*TASK TO COMPLETE*.
Can you pull out each line of the data below that includes the word "with"?

-=-=-

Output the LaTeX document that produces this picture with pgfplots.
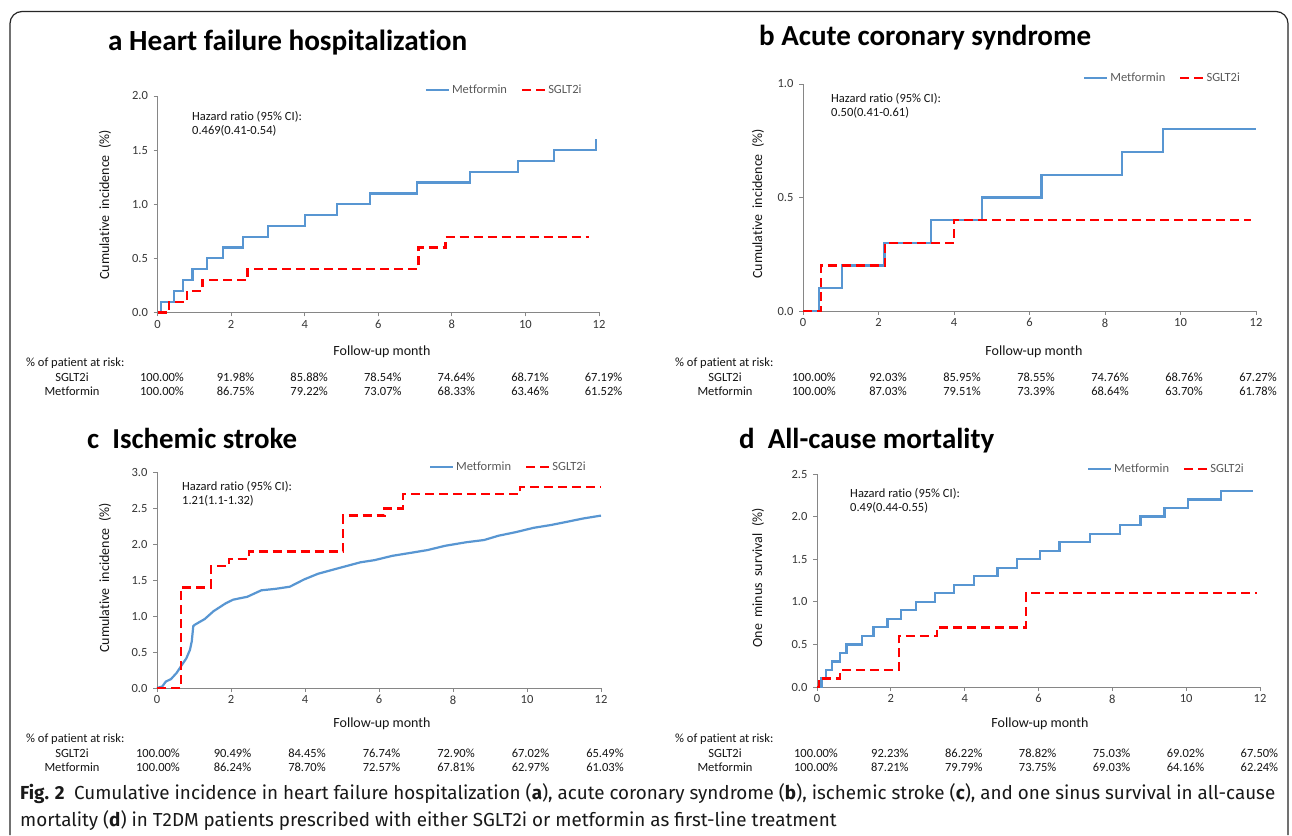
\documentclass[border=0pt]{standalone}
\usepackage{fontspec}
\setmainfont{Carlito}[Ligatures=NoCommon]
\newfontfamily\capfont{Fira Sans}
\usepackage{pgfplots}
\pgfplotsset{compat=1.18}
\definecolor{mblue}{RGB}{88,150,210}
\definecolor{sred}{RGB}{255,0,0}
\definecolor{axgray}{RGB}{134,134,134}
\definecolor{tickc}{RGB}{55,55,55}
\definecolor{legc}{RGB}{89,89,89}
\definecolor{txt}{RGB}{20,20,20}
\pgfplotsset{
 km/.style={scale only axis, axis lines*=left,
  axis line style={draw=axgray,line width=0.9pt,-},
  tick align=outside, major tick length=4pt,
  tick style={draw=axgray,line width=0.9pt},
  xmin=0, xmax=12, ymin=0, xtick={0,2,4,6,8,10,12},
  ticklabel style={font=\fontsize{12.5}{14}\selectfont, text=tickc},
  yticklabel style={xshift=-2pt},
  /pgf/number format/assume math mode=true,
  yticklabel style={/pgf/number format/fixed,/pgf/number format/fixed zerofill,/pgf/number format/precision=1},
  legend style={draw=none, fill=none, inner sep=0pt, font=\fontsize{12.5}{14}\selectfont, text=legc,
    legend columns=2, /tikz/every even column/.append style={column sep=12pt}, anchor=west, cells={anchor=west}},
  legend image code/.code={\draw[#1] (0pt,0pt) -- (23pt,0pt);},
  clip=false},
 mline/.style={color=mblue, line width=2.2pt, const plot},
 sline/.style={color=sred, line width=2.3pt, dash pattern=on 9pt off 5pt, const plot},
}
\begin{document}
\begin{tikzpicture}[x=1pt,y=1pt]
\fill[white] (0,0) rectangle (1292,835);

% ---------- a ----------
\begin{axis}[km, at={(157.5pt,522.5pt)}, anchor=south west, width=441.5pt, height=216.5pt,
  ymax=2, ytick={0,0.5,1,1.5,2}, legend style={at={(0.605,1.028)}}]
\addplot[mline] coordinates {(0,0) (0.10,0.1) (0.44,0.2) (0.70,0.3) (0.95,0.4) (1.34,0.5) (1.79,0.6) (2.33,0.7) (3.00,0.8) (4.00,0.9) (4.87,1.0) (5.77,1.1) (7.05,1.2) (8.50,1.3) (9.79,1.4) (10.78,1.5) (11.92,1.6)};
\addplot[sline] coordinates {(0,0) (0.31,0.1) (0.80,0.2) (1.22,0.3) (2.45,0.4) (7.09,0.6) (7.83,0.7) (11.73,0.7)};
\legend{Metformin, SGLT2i}
\end{axis}

% ---------- b ----------
\begin{axis}[km, at={(803pt,524pt)}, anchor=south west, width=453pt, height=227pt,
  ymax=1, ytick={0,0.5,1}, legend style={at={(0.618,1.026)}}]
\addplot[mline] coordinates {(0,0) (0.42,0.1) (1.04,0.2) (2.16,0.3) (3.38,0.4) (4.74,0.5) (6.32,0.6) (8.45,0.7) (9.54,0.8) (12,0.8)};
\addplot[sline] coordinates {(0,0) (0.48,0.2) (2.18,0.3) (4.00,0.4) (11.88,0.4)};
\legend{Metformin, SGLT2i}
\end{axis}

% ---------- c ----------
\begin{axis}[km, at={(157pt,147pt)}, anchor=south west, width=444pt, height=215.5pt,
  ymax=3, ytick={0,0.5,1,1.5,2,2.5,3}, legend style={at={(0.612,1.0255)}}]
\addplot[color=mblue, line width=2.2pt] coordinates {(0,0) (0.14,0.02) (0.24,0.09) (0.38,0.125) (0.53,0.21) (0.67,0.32) (0.79,0.41) (0.89,0.53) (0.94,0.65) (0.98,0.86) (1.02,0.88) (1.29,0.96) (1.53,1.07) (1.86,1.18) (2.06,1.23) (2.44,1.27) (2.82,1.36) (3.2,1.38) (3.59,1.41) (3.97,1.51) (4.35,1.59) (4.92,1.67) (5.5,1.75) (5.88,1.78) (6.36,1.84) (6.84,1.88) (7.31,1.92) (7.79,1.98) (8.37,2.03) (8.84,2.06) (9.23,2.12) (9.7,2.17) (10.18,2.23) (10.66,2.27) (11.14,2.32) (11.52,2.36) (12,2.40)};
\addplot[sline] coordinates {(0,0) (0.65,1.4) (1.46,1.7) (1.94,1.8) (2.49,1.9) (5.02,2.4) (6.15,2.5) (6.64,2.7) (9.82,2.8) (12,2.8)};
\legend{Metformin, SGLT2i}
\end{axis}

% ---------- d ----------
\begin{axis}[km, at={(817pt,148pt)}, anchor=south west, width=443pt, height=213pt,
  ymax=2.5, ytick={0,0.5,1,1.5,2,2.5}, legend style={at={(0.609,1.023)}}]
\addplot[mline] coordinates {(0,0) (0.12,0.1) (0.25,0.2) (0.41,0.3) (0.62,0.4) (0.80,0.5) (1.21,0.6) (1.53,0.7) (1.91,0.8) (2.28,0.9) (2.68,1.0) (3.19,1.1) (3.70,1.2) (4.26,1.3) (4.89,1.4) (5.42,1.5) (6.05,1.6) (6.57,1.7) (7.40,1.8) (8.20,1.9) (8.76,2.0) (9.41,2.1) (10.05,2.2) (10.94,2.3) (11.82,2.3)};
\addplot[sline] coordinates {(0,0) (0.05,0.1) (0.62,0.2) (2.23,0.6) (3.25,0.7) (5.66,1.1) (11.93,1.1)};
\legend{Metformin, SGLT2i}
\end{axis}

% ---------- texts (pixel coordinates, y downward) ----------
\begin{scope}[x=1pt,y=-1pt,yshift=835pt]
\draw[line width=1.2pt, color=black!85, rounded corners=12pt] (10,835) -- (10,11.5) -- (1288,11.5) -- (1288,835);

% titles
\node[anchor=base west, inner sep=0] at (108,51) {\resizebox{359pt}{!}{\bfseries\fontsize{29}{30}\selectfont a Heart failure hospitalization}};
\node[anchor=base west, inner sep=0] at (759,46) {\resizebox{332pt}{!}{\bfseries\fontsize{29}{30}\selectfont b Acute coronary syndrome}};
\node[anchor=base west, inner sep=0] at (87,449) {\resizebox{210pt}{!}{\bfseries\fontsize{29}{30}\selectfont c\ \ Ischemic stroke}};
\node[anchor=base west, inner sep=0] at (739,449) {\resizebox{255pt}{!}{\bfseries\fontsize{29}{30}\selectfont d\ \ All-cause mortality}};

\tikzset{t12/.style={font=\fontsize{12.5}{14}\selectfont, text=txt, inner sep=0pt},
         t13/.style={font=\fontsize{14}{16}\selectfont, text=txt, inner sep=0pt}}

% hazard ratios
\node[t12, anchor=base west] at (192,120.3) {Hazard ratio (95\% CI):};
\node[t12, anchor=base west] at (192,134.3) {0.469(0.41-0.54)};
\node[t12, anchor=base west] at (831,102.6) {Hazard ratio (95\% CI):};
\node[t12, anchor=base west] at (831,117) {0.50(0.41-0.61)};
\node[t12, anchor=base west] at (182,490.3) {Hazard ratio (95\% CI):};
\node[t12, anchor=base west] at (182,504.3) {1.21(1.1-1.32)};
\node[t12, anchor=base west] at (850,497.3) {Hazard ratio (95\% CI):};
\node[t12, anchor=base west] at (850,511.3) {0.49(0.44-0.55)};

% axis titles
\node[t13, rotate=90] at (105,205) {Cumulative\ \ incidence\ \ (\%)};
\node[t13, rotate=90] at (758,204) {Cumulative\ \ incidence\ \ (\%)};
\node[t13, rotate=90] at (105,578) {Cumulative\ \ incidence\ \ (\%)};
\node[t13, rotate=90] at (758,578) {One\ \ minus\ \ survival\ \ (\%)};
\node[t13, anchor=base] at (382,356) {Follow-up month};
\node[t13, anchor=base] at (1034,356) {Follow-up month};
\node[t13, anchor=base] at (382,728) {Follow-up month};
\node[t13, anchor=base] at (1040,728) {Follow-up month};

% at-risk tables
\node[t12, anchor=base west] at (26,366.5) {\% of patient at risk:};
\node[t12, anchor=base] at (72,381.5) {SGLT2i};
\node[t12, anchor=base] at (72,395.5) {Metformin};
\foreach \v [count=\i from 0] in {100.00,91.98,85.88,78.54,74.64,68.71,67.19}
  \node[t12, anchor=base] at ({162+\i*73.6},381.5) {\v\%};
\foreach \v [count=\i from 0] in {100.00,86.75,79.22,73.07,68.33,63.46,61.52}
  \node[t12, anchor=base] at ({162+\i*73.6},395.5) {\v\%};

\node[t12, anchor=base west] at (675,366.5) {\% of patient at risk:};
\node[t12, anchor=base] at (725,381.5) {SGLT2i};
\node[t12, anchor=base] at (725,395.5) {Metformin};
\foreach \v [count=\i from 0] in {100.00,92.03,85.95,78.55,74.76,68.76,67.27}
  \node[t12, anchor=base] at ({814+\i*74},381.5) {\v\%};
\foreach \v [count=\i from 0] in {100.00,87.03,79.51,73.39,68.64,63.70,61.78}
  \node[t12, anchor=base] at ({814+\i*74},395.5) {\v\%};

\node[t12, anchor=base west] at (26,742.5) {\% of patient at risk:};
\node[t12, anchor=base] at (72,757.5) {SGLT2i};
\node[t12, anchor=base] at (72,771.5) {Metformin};
\foreach \v [count=\i from 0] in {100.00,90.49,84.45,76.74,72.90,67.02,65.49}
  \node[t12, anchor=base] at ({158+\i*74.5},757.5) {\v\%};
\foreach \v [count=\i from 0] in {100.00,86.24,78.70,72.57,67.81,62.97,61.03}
  \node[t12, anchor=base] at ({158+\i*74.5},771.5) {\v\%};

\node[t12, anchor=base west] at (675,742.5) {\% of patient at risk:};
\node[t12, anchor=base] at (725,757.5) {SGLT2i};
\node[t12, anchor=base] at (725,771.5) {Metformin};
\foreach \v [count=\i from 0] in {100.00,92.23,86.22,78.82,75.03,69.02,67.50}
  \node[t12, anchor=base] at ({816+\i*73.9},757.5) {\v\%};
\foreach \v [count=\i from 0] in {100.00,87.21,79.79,73.75,69.03,64.16,62.24}
  \node[t12, anchor=base] at ({816+\i*73.9},771.5) {\v\%};

% caption
\node[anchor=west, inner sep=0pt, text=black!90] at (20,807.5) {\resizebox{1255pt}{!}{\capfont\fontsize{19}{27}\selectfont
  \begin{tabular}{@{}l@{}}
  \textbf{Fig. 2}\enspace Cumulative incidence in heart failure hospitalization (\textbf{a}), acute coronary syndrome (\textbf{b}), ischemic stroke (\textbf{c}), and one sinus survival in all-cause\\
  mortality (\textbf{d}) in T2DM patients prescribed with either SGLT2i or metformin as first-line treatment
  \end{tabular}}};
\end{scope}
\pgfresetboundingbox
\useasboundingbox (0,0) rectangle (1292,835);
\end{tikzpicture}
\end{document}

-=-=-

*OUTPUT OF THE TASK*.
Output the LaTeX document that produces this picture with pgfplots.
  mortality (\textbf{d}) in T2DM patients prescribed with either SGLT2i or metformin as first-line treatment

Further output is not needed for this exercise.